There are also significant structural changes in major economies, including the onshoring/nearshoring trend, the large fiscal policy-led investment boom in the US, the shift in China from investment-led to consumption-based GDP growth and improved labour force dynamics and corporate governance in Japan.

This juxtaposition of business cycle dynamics and structural changes is leading to a lot of dispersion across major countries. The dispersion is a new and important part of the investing landscape that gives rise to investment opportunities but also requires greater selectivity in asset allocation.

In addition, interest rates have risen fast in the last eighteen months and fixed income is now a competitive asset class in investment portfolios for the first time in many years. A higher risk-free (discounting) rate impacts the outlook for every other asset class, as well as the risk premia demanded by investors for taking on duration risk, credit risk, uncertainty risk and illiquidity risk.

In summary, we are in an interesting time where asset allocation is challenging, dynamic and very different from that during the Great Financial Crisis to Covid period (2008 – 2021).

Partnering with clients

As a leading global index provider, with indices spanning multiple asset classes, FTSE Russell is well-positioned to partner with clients across the investment ecosystem, helping them navigate these market opportunities and challenges.

Indices are a representation of the market and offer probably the most efficient way to understand it. Analysing different asset classes across geographies with indices from the same family, constructed with a comparable methodology and consistent governance, enables better apple-to-apple comparisons and better investment decision-making.

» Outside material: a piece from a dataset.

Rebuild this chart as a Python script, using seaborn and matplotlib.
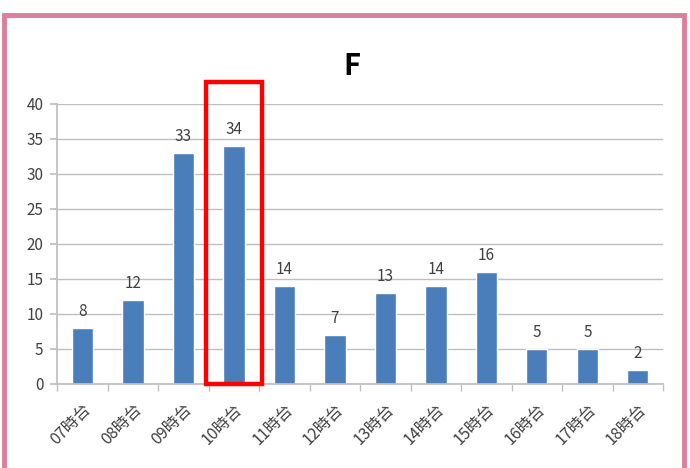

This gives an edge to a multi-asset index provider like FTSE Russell and helps us build more effective partnerships with our clients. This applies whether you are an active investor (looking for a benchmark to measure portfolio alpha and active risk) or a passive investor.

It applies for asset owners and wealth advisors looking at portfolio construction and asset allocation, and for asset managers choosing the right index for creation of investment products like ETFs and mutual funds.

The FTSE Russell Global Investment Research team helps our clients gain better insights about the macroeconomic environment, financial markets and cross-asset-class dynamics. By doing this, we help them reach their investment goals.

The FTSE Russell Global Investment Research team helps our clients gain better insights about the macroeconomic environment, financial markets and cross-asset-class dynamics.